Message transmis ! Et les semences ?
Pour cela aussi, on dépend de l’importation et donc de la valeur de la roupie. De plus la roupie dégringole… Cependant, une partie est produite localement et même par moi-même. Pour les semences de pomme d’amour, les planteurs peuvent en produire pour les variétés locales telles que le ‘quatre-carrés’ ou la pomme d’amour rose, mais avec le temps, la qualité dégénère. On dépend donc de l’importation.
Votre message à la population ?
Au lieu de vous plaindre du prix des légumes, l’heure est arrivée de mettre la main à la terre et de commencer à cultiver vous aussi. Pour cela, ne prétextez pas que vous n’avez pas de parterre si vous avez tout bétonné et asphalté chez vous.
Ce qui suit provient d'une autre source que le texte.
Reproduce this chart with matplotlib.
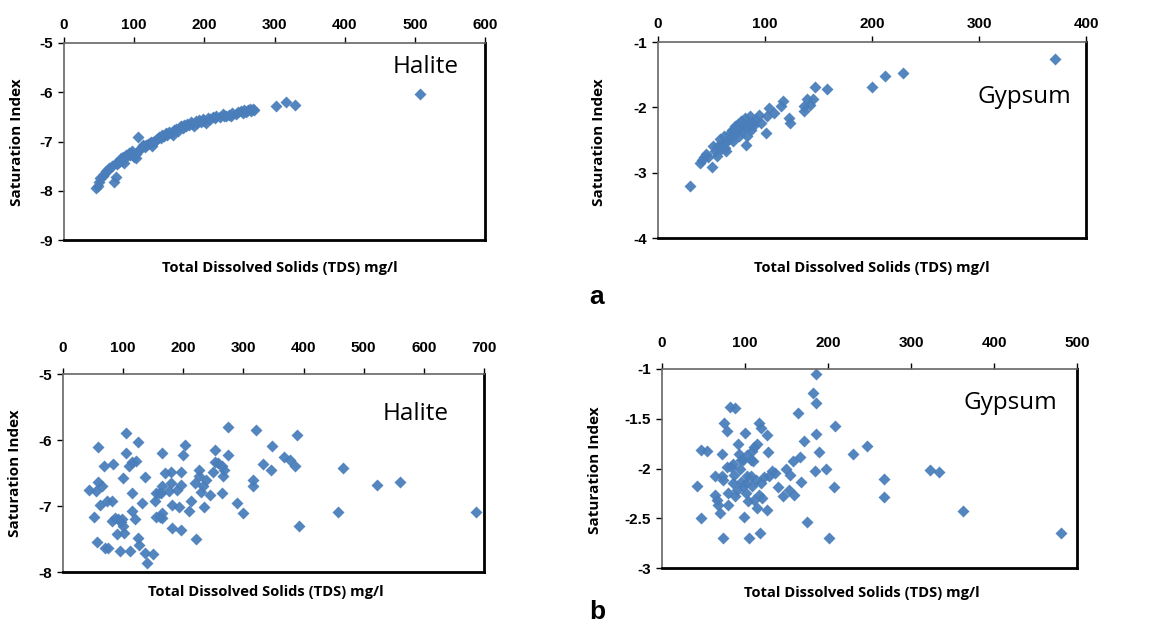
import matplotlib
matplotlib.use("Agg")
import matplotlib.pyplot as plt

# panel a, halite
halite_a_tds = [45, 48, 50, 52, 55, 57, 60, 62, 64, 68, 71, 74, 74, 76, 78, 80, 81, 83, 84, 86,
                88, 90, 92, 94, 95, 97, 98, 100, 102, 103, 106, 108, 110, 112, 113, 115, 117,
                120, 122, 124, 126, 127, 129, 131, 133, 136, 138, 140, 142, 145, 147, 150, 152,
                155, 157, 160, 162, 165, 167, 169, 171, 174, 176, 178, 181, 183, 185, 188, 190,
                193, 195, 198, 200, 202, 205, 208, 212, 215, 217, 222, 226, 228, 231, 235, 238,
                240, 245, 248, 252, 255, 257, 260, 262, 265, 267, 269, 271, 302, 317, 329, 507]
halite_a_si = [-7.94, -7.90, -7.82, -7.75, -7.70, -7.65, -7.60, -7.58, -7.53, -7.50, -7.82, -7.72,
               -7.44, -7.45, -7.41, -7.38, -7.34, -7.40, -7.31, -7.44, -7.27, -7.30, -7.24, -7.28,
               -7.23, -7.20, -7.27, -7.31, -7.25, -7.34, -6.90, -7.15, -7.14, -7.08, -7.10, -7.12,
               -7.07, -7.05, -7.03, -7.00, -7.10, -7.00, -6.98, -6.97, -6.95, -6.90, -6.92, -6.86,
               -6.88, -6.83, -6.86, -6.80, -6.82, -6.86, -6.77, -6.75, -6.78, -6.71, -6.69, -6.72,
               -6.66, -6.68, -6.64, -6.67, -6.61, -6.64, -6.69, -6.58, -6.62, -6.56, -6.60, -6.54,
               -6.59, -6.62, -6.52, -6.55, -6.50, -6.53, -6.49, -6.51, -6.45, -6.48, -6.49, -6.46,
               -6.49, -6.43, -6.44, -6.40, -6.39, -6.42, -6.37, -6.40, -6.37, -6.35, -6.38, -6.35,
               -6.36, -6.28, -6.20, -6.26, -6.03]

# panel a, gypsum
gypsum_a_tds = [30, 39, 41, 43, 45, 47, 50, 51, 53, 55, 56, 58, 59, 60, 61, 62, 63, 64, 65, 66,
                67, 68, 69, 70, 71, 72, 73, 74, 75, 76, 77, 78, 79, 80, 81, 82, 83, 84, 85, 86,
                87, 88, 89, 90, 92, 94, 96, 101, 102, 104, 108, 115, 117, 122, 123, 136, 136,
                139, 142, 145, 147, 158, 200, 212, 229, 371]
gypsum_a_si = [-3.20, -2.85, -2.80, -2.76, -2.72, -2.76, -2.92, -2.59, -2.67, -2.75, -2.59, -2.49,
               -2.64, -2.57, -2.54, -2.44, -2.62, -2.67, -2.50, -2.49, -2.39, -2.45, -2.34, -2.52,
               -2.38, -2.29, -2.39, -2.33, -2.26, -2.44, -2.30, -2.21, -2.35, -2.29, -2.17, -2.57,
               -2.44, -2.24, -2.30, -2.14, -2.34, -2.22, -2.24, -2.27, -2.19, -2.11, -2.24, -2.39,
               -2.14, -2.01, -2.09, -1.98, -1.91, -2.16, -2.24, -2.06, -1.98, -1.88, -1.96, -1.88,
               -1.69, -1.72, -1.69, -1.52, -1.47, -1.26]

# panel b, halite
halite_b_tds = [44, 52, 55, 56, 59, 61, 58, 65, 69, 70, 75, 73, 81, 83, 82, 86, 89, 92, 95, 97,
                98, 100, 101, 100, 104, 104, 109, 111, 114, 115, 115, 119, 121, 125, 125, 126,
                131, 136, 137, 139, 149, 153, 155, 155, 159, 161, 163, 164, 164, 165, 165, 170,
                179, 180, 177, 181, 182, 189, 193, 196, 197, 197, 199, 203, 210, 212, 219, 221,
                226, 226, 229, 232, 234, 237, 244, 250, 252, 252, 258, 264, 265, 266, 267, 274,
                275, 290, 300, 316, 316, 321, 332, 346, 348, 367, 378, 385, 389, 393, 458, 465,
                522, 560, 687]
halite_b_si = [-6.75, -7.16, -6.78, -7.55, -6.10, -6.98, -6.64, -6.69, -6.39, -7.64, -7.63, -6.93,
               -6.92, -6.36, -7.23, -7.18, -7.43, -7.19, -7.68, -7.24, -7.20, -7.30, -7.41, -6.58,
               -5.90, -6.19, -6.40, -7.68, -6.34, -6.80, -7.07, -7.19, -6.32, -6.03, -7.48, -7.59,
               -6.95, -6.56, -7.71, -7.87, -7.73, -6.92, -6.80, -7.16, -6.81, -7.16, -6.81, -6.70,
               -7.18, -7.11, -6.19, -6.50, -6.48, -6.65, -6.78, -6.99, -7.34, -6.76, -7.01, -7.36,
               -6.49, -6.68, -6.23, -6.07, -7.07, -6.92, -6.65, -7.50, -6.46, -6.55, -6.79, -6.70,
               -7.02, -6.60, -6.83, -6.49, -6.15, -6.34, -6.35, -6.39, -6.80, -6.54, -6.46, -5.81,
               -6.23, -6.95, -7.11, -6.61, -6.69, -5.85, -6.36, -6.45, -6.09, -6.26, -6.30, -6.40,
               -5.92, -7.31, -7.09, -6.42, -6.68, -6.63, -7.09]

# panel b, gypsum
gypsum_b_tds = [42, 47, 47, 54, 64, 64, 66, 68, 70, 72, 72, 74, 73, 75, 78, 78, 79, 80, 82, 83,
                85, 86, 87, 88, 88, 90, 92, 93, 94, 95, 95, 97, 98, 99, 100, 101, 101, 103, 103,
                104, 105, 107, 107, 108, 109, 110, 111, 111, 113, 115, 115, 117, 117, 118, 119,
                119, 121, 123, 126, 127, 128, 129, 132, 136, 140, 146, 149, 153, 154, 158, 159,
                164, 166, 168, 171, 175, 182, 184, 185, 186, 186, 189, 198, 201, 207, 208, 230,
                247, 268, 268, 323, 334, 363, 481]
gypsum_b_si = [-2.18, -1.81, -2.50, -1.82, -2.08, -2.27, -2.32, -2.37, -2.45, -1.85, -2.08, -2.12,
               -2.70, -1.54, -1.62, -1.98, -2.25, -2.37, -1.38, -1.98, -1.95, -2.15, -2.07, -1.39,
               -2.28, -2.22, -1.75, -1.85, -2.01, -1.91, -2.14, -2.18, -1.91, -2.49, -1.64, -2.15,
               -2.25, -2.08, -1.86, -2.33, -2.70, -1.91, -2.08, -2.18, -1.82, -1.92, -1.78, -2.32,
               -2.12, -1.75, -2.40, -1.54, -2.27, -2.65, -1.59, -2.15, -2.30, -2.09, -1.66, -2.42,
               -1.83, -2.08, -2.03, -2.05, -2.19, -2.28, -2.01, -2.22, -2.07, -1.92, -2.27, -1.44,
               -1.88, -2.14, -1.72, -2.54, -1.24, -2.03, -1.05, -1.34, -1.65, -1.83, -2.01, -2.70,
               -2.19, -1.57, -1.85, -1.77, -2.11, -2.29, -2.02, -2.04, -2.43, -2.65]

marker_color = "#4a7ebb"
W, H = 1150, 632

fig = plt.figure(figsize=(11.5, 6.32), dpi=100)


def box(l, t, r, b):
    return [l / W, 1 - b / H, (r - l) / W, (b - t) / H]


def panel(rect, x, y, xlim, xstep, ylim, ystep, name, name_pos, ms, xpad):
    ax = fig.add_axes(rect)
    ax.plot(x, y, "D", color=marker_color, ms=ms, mec="none", alpha=0.95)
    ax.set_xlim(*xlim)
    ax.set_ylim(*ylim)
    xt = list(range(xlim[0], xlim[1] + 1, xstep))
    ax.set_xticks(xt)
    yt = []
    v = ylim[0]
    while v <= ylim[1] + 1e-9:
        yt.append(round(v, 2))
        v += ystep
    ax.set_yticks(yt)
    ax.set_yticklabels([("%g" % t) for t in yt])
    ax.xaxis.tick_top()
    ax.tick_params(axis="x", direction="out", length=4, width=1, pad=xpad, labelsize=11)
    ax.tick_params(axis="y", direction="out", length=4, width=1, pad=4, labelsize=11)
    for lab in ax.get_xticklabels() + ax.get_yticklabels():
        lab.set_fontweight("bold")
        lab.set_family("Liberation Sans")
    for s in ["top", "left"]:
        ax.spines[s].set_color("#666666")
        ax.spines[s].set_linewidth(1.2)
    for s in ["bottom", "right"]:
        ax.spines[s].set_color("black")
        ax.spines[s].set_linewidth(2)
    ax.text(name_pos[0], name_pos[1], name, transform=ax.transAxes, fontsize=17.5,
            family="Open Sans", ha="center", va="center")
    return ax


panel(box(64, 43, 485, 240), halite_a_tds, halite_a_si, (0, 600), 100, (-9, -5), 1,
      "Halite", (0.86, 0.878), 6, 4)
panel(box(658, 42, 1086, 238), gypsum_a_tds, gypsum_a_si, (0, 400), 100, (-4, -1), 1,
      "Gypsum", (0.857, 0.72), 6, 4)
panel(box(63, 374, 484, 572), halite_b_tds, halite_b_si, (0, 700), 100, (-8, -5), 1,
      "Halite", (0.838, 0.80), 6.5, 10)
panel(box(662, 369, 1077, 568), gypsum_b_tds, gypsum_b_si, (0, 500), 100, (-3, -1), 0.5,
      "Gypsum", (0.84, 0.83), 6.5, 10)

xlab = "Total Dissolved Solids (TDS) mg/l"
for (px, py) in [(280, 268), (872, 268), (266, 592), (862, 593)]:
    fig.text(px / W, 1 - py / H, xlab, ha="center", va="center", fontsize=10.6,
             fontweight="bold", family="Open Sans")
for (px, py) in [(17, 142), (599, 142), (15, 473), (595, 470)]:
    fig.text(px / W, 1 - py / H, "Saturation Index", ha="center", va="center",
             fontsize=11, fontweight="bold", family="Open Sans", rotation=90)

fig.text(597 / W, 1 - 297 / H, "a", ha="center", va="center", fontsize=19,
         fontweight="bold", family="Liberation Sans")
fig.text(597 / W, 1 - 612 / H, "b", ha="center", va="center", fontsize=19,
         fontweight="bold", family="Liberation Sans")

fig.savefig("out.png", dpi=100, facecolor="white")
Auparavant, chaque cour avait son arbre ‘bred mouroum’, fruit à pain, manguier, bananier et autres chouchoux. On ne devait pas tout acheter et si nous n’avions pas tel fruit ou légume ou un œuf chez nous, nous allions frapper à la porte du voisin. Et c’était du bio !
Votre message au gouvernement ?
On se plaint du glissement de la valeur de la roupie. Pourquoi ne pas commencer à importer moins de produits alimentaires qui représentent 20 % de nos importations ? Cela nous aiderait à être proches de l’autosuffisance alimentaire. Nous le sommes seulement pour le poulet et les œufs qui sont presque tous produits sur une base industrielle avec des hormones de croissance. Mais non, le gouvernement ne veut pas nous protéger mais protège les importateurs et les ‘big businesses’. Vous avez vu comment au moindre prétexte de manque de légumes, le gouvernement accorde des permis d’importation aux copains en faisant croire qu’il a à cœur nos besoins ?
C’est difficile pour un pays comme Maurice d’être autosuffisant, non ?
Mais pas impossible. Prenons l’exemple de l’Égypte – qui nous fournit en oignons d’ailleurs – et de l’Arabie saoudite qui cultivent des fruits et des légumes dans le sable aride et en exportent même. Un autre exemple, Rodrigues, où il y a peu de rivières et de réservoirs mais qui nous exporte leurs fruits et légumes. Shame On Us ! Ici, nos terres propices à l’agriculture sont utilisées pour la construction de villas destinées aux milliardaires. Et ne me parlez pas du manque d’eau : notre eau est déversée dans l’océan. Devant l’immobilisme du gouvernement, j’ai pris l’initiative de lancer un programme «Anou planter» sur Facebook où je montre aux Mauriciens comment cultiver la terre. Je profite de l’occasion pour inviter tous à se joindre à ma page ‘Fardeen Ibrahim’. J’ai constaté d’ailleurs que les Mauriciens cultiveront la terre si on les guide et les aide.
Il n’y a plus de programmes d’éducation agricole à la MBC. Je me souviens il y avait ‘Kheti Bhari’ en bhojpuri et l’émission de Jean Cyril Appapoulay en créole…
Maintenant, il n’y a que des cérémonies ‘koup-riban’ de bâtiments.